Don’t waste the roster spot. Stories about rehab tend to be overly optimistic. Harvin may be able to run, but can he make sharp cuts? Can he jump? Can his body absorb contact? We don’t have the answers to these questions. Meanwhile, there are plenty of NFL wide receivers who have tangible fantasy value right now. Use your resources on one of those players and let someone else in your league tie up their bench with Harvin.

 

Adam Cook

It will be hard to stash Harvin through the bye week period, but if you can cover the byes then I would go ahead and stash him. There aren’t many heavy impact WR2’s sitting on the waiver wire and Harvin has a good amount of upside. He was a borderline top 10 wide receiver back in April, so I see no reason why he can’t reach top 20 status upon return. It’s not like Golden Tate or Sidney Rice have lit the world on fire in Harvin’s absence to take over his top WR role in Seattle.

 

Jason Willan

Havin’s upside makes him well worth a bench spot in most 12-team leagues, particularly with the news that he might be returning to the field sooner than originally projected. This is a guy that had 773 total yards and four combined rushing and receiving touchdowns in less than 9 full games last season, and that was with Christian Ponder as his quarterback.

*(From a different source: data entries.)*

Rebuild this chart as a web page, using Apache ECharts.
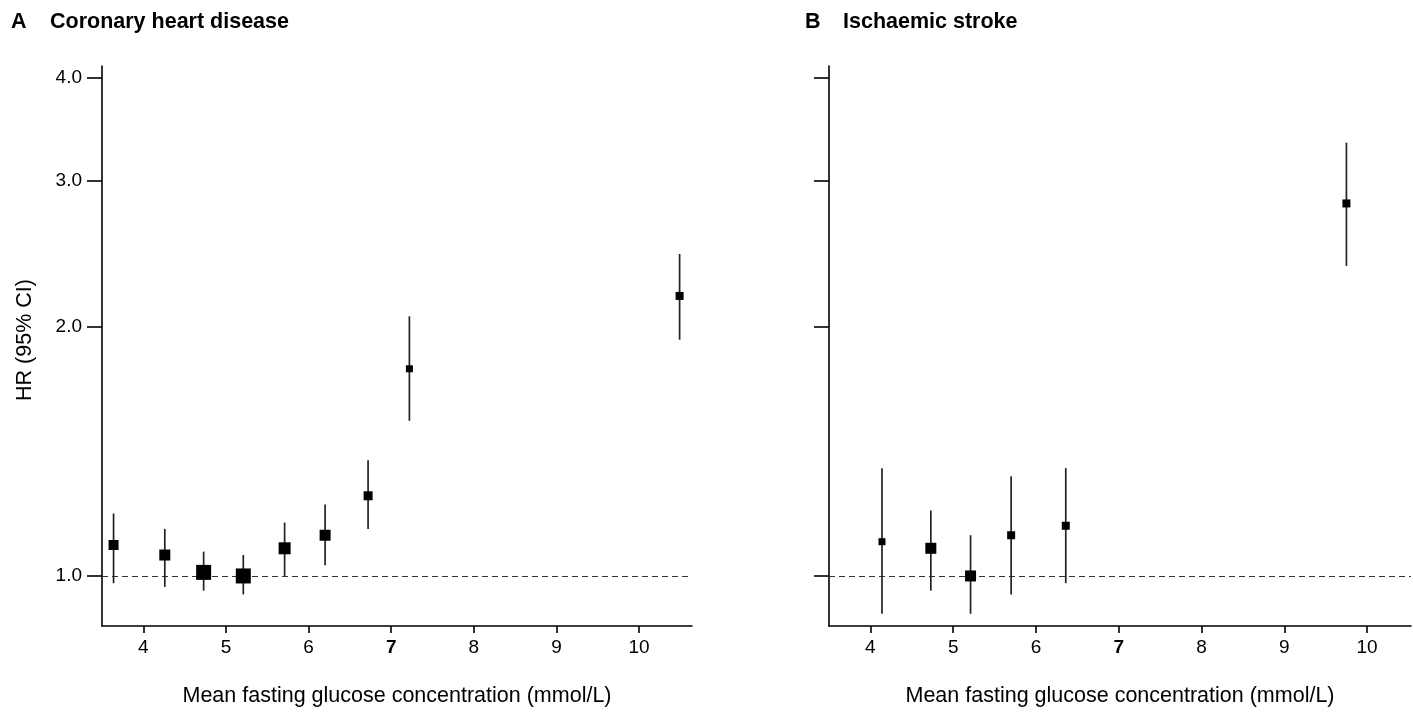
<!DOCTYPE html>
<html>
<head>
<meta charset="utf-8">
<script src="https://cdn.jsdelivr.net/npm/echarts@6/dist/echarts.min.js"></script>
<style>
  html, body { margin: 0; padding: 0; background: #ffffff; }
  #chart { width: 1413px; height: 712px; }
</style>
</head>
<body>
<div id="chart"></div>
<script>
// Hazard ratios by fifths/bands of mean fasting glucose, with 95% CIs.

// Panel A: coronary heart disease
const chdGlucose = [3.64, 4.26, 4.73, 5.21, 5.71, 6.20, 6.72, 7.22, 10.49];
const chdHR      = [1.09, 1.06, 1.01, 1.00, 1.08, 1.12, 1.25, 1.78, 2.18];
const chdLower   = [0.98, 0.97, 0.96, 0.95, 1.00, 1.03, 1.14, 1.54, 1.93];
const chdUpper   = [1.19, 1.14, 1.07, 1.06, 1.16, 1.22, 1.38, 2.06, 2.45];

// Panel B: ischaemic stroke
const strokeGlucose = [4.14, 4.73, 5.21, 5.70, 6.36, 9.75];
const strokeHR      = [1.10, 1.08, 1.00, 1.12, 1.15, 2.82];
const strokeLower   = [0.90, 0.96, 0.90, 0.95, 0.98, 2.37];
const strokeUpper   = [1.35, 1.20, 1.12, 1.32, 1.35, 3.34];

// Box side lengths (px), proportional to the precision of each estimate
const chdBoxPx    = [10, 11, 15, 15, 12, 11, 9, 7, 8];
const strokeBoxPx = [7, 11, 11, 8, 8, 8];

// Tick labels
const glucoseTicks = [4, 5, 6, 7, 8, 9, 10];
const hrTicks = [1, 2, 3, 4];

const FONT = 'Arial, "Liberation Sans", Helvetica, sans-serif';
const log10 = Math.log10;

const chart = echarts.init(document.getElementById('chart'), null, { renderer: 'canvas' });

function ciRenderer(params, api) {
  const x = api.value(0);
  const lo = api.coord([x, api.value(1)]);
  const hi = api.coord([x, api.value(2)]);
  return {
    type: 'line',
    shape: { x1: lo[0], y1: lo[1], x2: hi[0], y2: hi[1] },
    style: { stroke: '#222222', lineWidth: 1.7 }
  };
}

function panelSeries(idx, glucose, hr, lower, upper, boxPx) {
  return [
    {
      type: 'custom',
      xAxisIndex: idx, yAxisIndex: idx,
      renderItem: ciRenderer,
      encode: { x: 0, y: [1, 2] },
      data: glucose.map((g, i) => [g, log10(lower[i]), log10(upper[i])]),
      silent: true, z: 2
    },
    {
      type: 'scatter',
      xAxisIndex: idx, yAxisIndex: idx,
      symbol: 'rect',
      symbolSize: (val, p) => boxPx[p.dataIndex],
      itemStyle: { color: '#000000', opacity: 1 },
      data: glucose.map((g, i) => [g, log10(hr[i])]),
      silent: true, z: 3,
      markLine: {
        silent: true,
        symbol: ['none', 'none'],
        label: { show: false },
        lineStyle: { type: [6, 4], color: '#333333', width: 1.2 },
        data: [{ yAxis: 0 }],
        z: 1
      }
    }
  ];
}

function xAxisFor(idx, max) {
  return {
    type: 'value', gridIndex: idx,
    min: 3.5, max: max,
    name: 'Mean fasting glucose concentration (mmol/L)',
    nameLocation: 'middle', nameGap: 59,
    nameTextStyle: { fontFamily: FONT, fontSize: 21.5, color: '#000' },
    axisLine: { show: true, onZero: false, lineStyle: { color: '#000', width: 1.6 } },
    axisTick: { show: true, length: 7, customValues: glucoseTicks, lineStyle: { color: '#000', width: 1.6 } },
    axisLabel: {
      customValues: glucoseTicks, margin: 12,
      formatter: v => (v === 7 ? '{b|' + v + '}' : '{n|' + v + '}'),
      rich: {
        n: { fontFamily: FONT, fontSize: 19, color: '#000' },
        b: { fontFamily: FONT, fontSize: 19, color: '#000', fontWeight: 'bold' }
      }
    },
    splitLine: { show: false }
  };
}

function yAxisFor(idx, withLabels) {
  return {
    type: 'value', gridIndex: idx,
    min: log10(0.87), max: log10(4.134),
    name: withLabels ? 'HR (95% CI)' : '',
    nameLocation: 'middle', nameGap: 66, nameRotate: 90,
    nameTextStyle: { fontFamily: FONT, fontSize: 21.5, color: '#000', padding: [0, 0, 0, 12] },
    axisLine: { show: true, onZero: false, lineStyle: { color: '#000', width: 1.6 } },
    axisTick: { show: true, length: 15, customValues: hrTicks.map(log10), lineStyle: { color: '#000', width: 1.6 } },
    axisLabel: {
      show: withLabels,
      customValues: hrTicks.map(log10), margin: 20,
      fontFamily: FONT, fontSize: 19, color: '#000',
      formatter: v => Math.pow(10, v).toFixed(1)
    },
    splitLine: { show: false }
  };
}

const titleStyle = { fontFamily: FONT, fontSize: 21.5, fontWeight: 'bold', color: '#000' };

chart.setOption({
  animation: false,
  backgroundColor: '#ffffff',
  title: [
    { text: 'A', left: 6, top: 6, textStyle: titleStyle },
    { text: 'Coronary heart disease', left: 45, top: 6, textStyle: titleStyle },
    { text: 'B', left: 800, top: 6, textStyle: titleStyle },
    { text: 'Ischaemic stroke', left: 838, top: 6, textStyle: titleStyle }
  ],
  grid: [
    { left: 102, top: 66, width: 590, bottom: 86, outerBoundsMode: 'none' },
    { left: 829, top: 66, width: 582, bottom: 86, outerBoundsMode: 'none' }
  ],
  xAxis: [xAxisFor(0, 10.64), xAxisFor(1, 10.53)],
  yAxis: [yAxisFor(0, true), yAxisFor(1, false)],
  series: [
    ...panelSeries(0, chdGlucose, chdHR, chdLower, chdUpper, chdBoxPx),
    ...panelSeries(1, strokeGlucose, strokeHR, strokeLower, strokeUpper, strokeBoxPx)
  ]
});
</script>
</body>
</html>
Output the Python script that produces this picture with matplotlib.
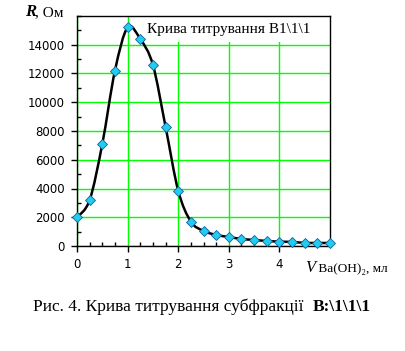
import numpy as np
import matplotlib
matplotlib.use("Agg")
import matplotlib.pyplot as plt
from matplotlib.path import Path
from matplotlib.patches import PathPatch, Rectangle

volume_ml = [0.0, 0.25, 0.5, 0.75, 1.0, 1.25, 1.5, 1.75, 2.0, 2.25, 2.5, 2.75,
             3.0, 3.25, 3.5, 3.75, 4.0, 4.25, 4.5, 4.75, 5.0]
resistance_ohm = [2000, 3200, 7100, 12200, 15200, 14400, 12600, 8300, 3850, 1700,
                  1050, 770, 630, 490, 420, 350, 305, 280, 220, 210, 210]
x_ticks = [0, 1, 2, 3, 4]
y_ticks = [0, 2000, 4000, 6000, 8000, 10000, 12000, 14000]

serif = ['Liberation Serif', 'DejaVu Serif']
sans = ['DejaVu Sans']

fig = plt.figure(figsize=(4.05, 3.51), dpi=100)
ax = fig.add_axes([77/405, 1-246/351, (330-77)/405, (246-16)/351])

ax.set_xlim(0, 5)
ax.set_ylim(0, 16000)
ax.set_xticks(x_ticks)
ax.set_yticks(y_ticks)
ax.set_xticks(np.arange(0, 5.01, 0.25), minor=True)
ax.set_yticks(np.arange(0, 16001, 1000), minor=True)
ax.grid(True, which='major', color='#00ff00', lw=1.0, zorder=1)
ax.tick_params(which='major', direction='out', length=4, width=1, labelsize=8.5, pad=5)
ax.tick_params(which='minor', direction='in', length=3, width=1)
for lab in ax.get_xticklabels() + ax.get_yticklabels():
    lab.set_family(sans)
for s in ax.spines.values():
    s.set_color('black')
    s.set_linewidth(1.0)

# smoothed line (Catmull-Rom as cubic Bezier path)
x = np.array(volume_ml, float)
y = np.array(resistance_ohm, float)
verts = [(x[0], y[0])]
codes = [Path.MOVETO]
n = len(x)
for i in range(n - 1):
    p0 = (x[max(i-1, 0)], y[max(i-1, 0)])
    p1 = (x[i], y[i])
    p2 = (x[i+1], y[i+1])
    p3 = (x[min(i+2, n-1)], y[min(i+2, n-1)])
    c1 = (p1[0] + (p2[0]-p0[0])/6, p1[1] + (p2[1]-p0[1])/6)
    c2 = (p2[0] - (p3[0]-p1[0])/6, p2[1] - (p3[1]-p1[1])/6)
    verts += [c1, c2, p2]
    codes += [Path.CURVE4]*3
ax.add_patch(PathPatch(Path(verts, codes), fill=False, edgecolor='black', lw=1.8, zorder=3))
ax.plot(x, y, ls='none', marker='D', ms=5, mfc='#22ccee', mec='#1060a0', mew=0.6,
        zorder=4, clip_on=False)

# title box
ax.add_patch(Rectangle((138/405, 1-42/351), (329-138)/405, 25.5/351, transform=fig.transFigure,
                       facecolor='white', edgecolor='none', zorder=2.5))
fig.text(147/405, 1-33/351, 'Крива титрування В1\\1\\1', family=serif, fontsize=11,
         ha='left', va='baseline', zorder=5)

# y label
fig.text(25/405, 1-16/351, 'R', family=serif, fontsize=12, style='italic',
         weight='bold', ha='left', va='baseline')
fig.text(35/405, 1-16/351, ', Ом', family=serif, fontsize=11, ha='left', va='baseline')

# x label
fig.text(305/405, 1-272/351, 'V', family=serif, fontsize=12, style='italic',
         ha='left', va='baseline')
fig.text(315/405, 1-272/351, ' Ba(OH)₂, мл', family=serif, fontsize=9.5,
         ha='left', va='baseline')

# caption
t3 = fig.text(33/405, 1-311/351, 'Рис. 4. Крива титрування субфракції  ', family=serif,
              fontsize=12.5, ha='left', va='baseline')
ax.annotate('B:\\1\\1\\1', xy=(1, 0), xycoords=t3, family=serif, fontsize=12.5,
            weight='bold', va='bottom', annotation_clip=False)

fig.savefig('out.png', dpi=100)
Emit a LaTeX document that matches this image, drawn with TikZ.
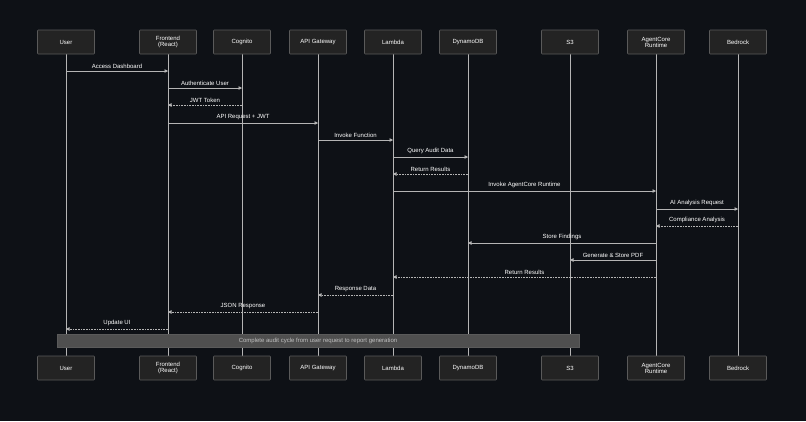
\documentclass[tikz,border=0pt]{standalone}
\usepackage{fontspec}
\setmainfont{Liberation Sans}
\usetikzlibrary{arrows.meta}
\definecolor{bg}{HTML}{0E1116}
\definecolor{boxf}{HTML}{232323}
\definecolor{boxd}{HTML}{5A5A5A}
\definecolor{ln}{HTML}{B5B5B5}
\definecolor{notef}{HTML}{4F4F4F}
\tikzset{x=1pt,y=-1pt,
 part/.style={draw=boxd,fill=boxf,minimum width=57pt,minimum height=24pt,inner sep=0pt,text=white,font=\fontsize{6}{6}\selectfont,align=center,rounded corners=0.8pt,line width=0.6pt},
 life/.style={draw=ln,line width=0.6pt},
 msg/.style={draw=ln,line width=0.6pt,-{Triangle[length=3.5pt,width=3.5pt]}},
 ret/.style={msg,densely dotted},
 lbl/.style={text=white,font=\fontsize{6}{6.5}\selectfont,above,inner sep=2.5pt}}
\begin{document}
\begin{tikzpicture}
\fill[bg] (0,0) rectangle (806,421);
\useasboundingbox (0,0) rectangle (806,421);
\foreach \n/\x/\t in {u/66/User,f/168/{Frontend\\(React)},c/242/Cognito,a/318/API Gateway,l/393/Lambda,d/468/DynamoDB,s/570/S3,r/656/{AgentCore\\Runtime},b/738/Bedrock}{
 \draw[life] (\x,54) -- (\x,356);
 \node[part] (\n t) at (\x,42) {\t};
 \node[part] (\n b) at (\x,368) {\t};
 \foreach \y in {71,88,105,123,140,157,174,191,209,226,243,260,277,295,312,329}{\coordinate (\n\y) at (\x,\y);}
}
\draw[msg] (u71) -- node[lbl]{Access Dashboard} (f71);
\draw[msg] (f88) -- node[lbl]{Authenticate User} (c88);
\draw[ret] (c105) -- node[lbl]{JWT Token} (f105);
\draw[msg] (f123) -- node[lbl]{API Request + JWT} (a123);
\draw[msg] (a140) -- node[lbl]{Invoke Function} (l140);
\draw[msg] (l157) -- node[lbl]{Query Audit Data} (d157);
\draw[ret] (d174) -- node[lbl]{Return Results} (l174);
\draw[msg] (l191) -- node[lbl]{Invoke AgentCore Runtime} (r191);
\draw[msg] (r209) -- node[lbl]{AI Analysis Request} (b209);
\draw[ret] (b226) -- node[lbl]{Compliance Analysis} (r226);
\draw[msg] (r243) -- node[lbl]{Store Findings} (d243);
\draw[msg] (r260) -- node[lbl]{Generate \& Store PDF} (s260);
\draw[ret] (r277) -- node[lbl]{Return Results} (l277);
\draw[ret] (l295) -- node[lbl]{Response Data} (a295);
\draw[ret] (a312) -- node[lbl]{JSON Response} (f312);
\draw[ret] (f329) -- node[lbl]{Update UI} (u329);
\node[fill=notef,draw=boxd,line width=0.4pt,minimum width=522pt,minimum height=13pt,inner sep=0pt,text=ln!85!white,font=\fontsize{6}{6.5}\selectfont] (note) at (318,340.5) {Complete audit cycle from user request to report generation};
\end{tikzpicture}
\end{document}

Depending on how quickly he gets back on the field, Harvin can be a difference maker for fantasy owners, and that potential makes him worth a roster spot ahead of a lot of third-string wide receivers and backup running backs that tend to litter the benches of so many fantasy teams.

 

Bonus question: Are you laying the 26 points with the Broncos this week?

 

Phil TWR

The Broncos have no pass rush, and no reason to get up for this game. Chad Henne is not as pathetic as Blaine Gabbert, and has two solid receiving options to target in garbage time. 26 is a huge number. I won’t be betting this game, but the Jags are the right side.

 

Kevin Roberts

Sure, why not? The Colts beat the Jags by 34 and the Chiefs beat them by 26. I’m sure the Broncos can beat them by 26 as well.

 

Greg Smith

Give me the points. While I don’t doubt the Broncos will score a ton of points in this game, Henne and the Jags should be able to score their fair share too. Broncos 52, Jags 27.

 

Adam Cook

The safe money says take the points, but I will take the Broncos to cover. Denver is a tough place to play and Peyton doesn’t have it in his blood to take any team lightly.

 

Jason Willan

I’m laying the points. Jacksonville should be able to move the ball on the Broncos, particularly in garbage time, but Denver is going to score early and often.